UK's Russia nuclear deal under review over Ukraine crisis

Sizewell power station Image copyright Reuters
Image caption The UK has courted international investors to help with its nuclear plans

The UK is reviewing its nuclear co-operation agreement with Russian state firm Rosatom because of the Ukraine crisis.

The Department of Energy and Climate Change (DECC) said the agreement was "under consideration" following Russia's military takeover of Ukraine's Crimea region.

The UK signed a pact with Rosatom last September, aimed at helping the firm enter the UK market.

Rosatom declined to comment.

"No decisions have been made on how this work will be taken forward, which is under consideration in the light of recent developments in Ukraine," a DECC spokesperson told the BBC.

The move comes as both the US and EU have imposed travel bans and asset freezes on pro-Russian officials in Crimea and supporters of President Putin after Russia took control of the peninsula.

The UK's agreement with Rosatom was aimed at giving it guidance on its nuclear regulation, potentially preparing it to enter the British market.

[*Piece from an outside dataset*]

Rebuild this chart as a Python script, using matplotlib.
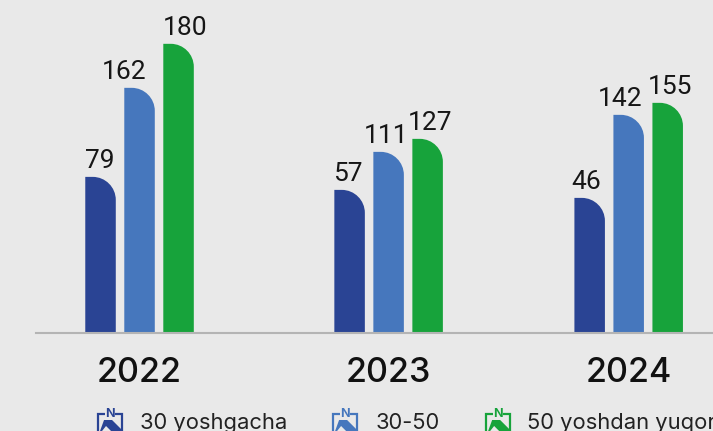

Rosatom had also signed deals with Finnish utility Fortum and Rolls-Royce to help it ensure its reactors would meet British regulatory standards.

A Fortum spokeswoman told Reuters that the agreement was now uncertain.

"Since the political situation is evolving rapidly, it is not easy - if even possible - to draw conclusions on the future development of affairs," she said.

Rolls-Royce declined to comment.

The UK has courted international investors, in a bid to help it replace its ageing nuclear power plants.

Last October, Britain signed a deal with France's EDF to build the UK's first new plant in 20 years.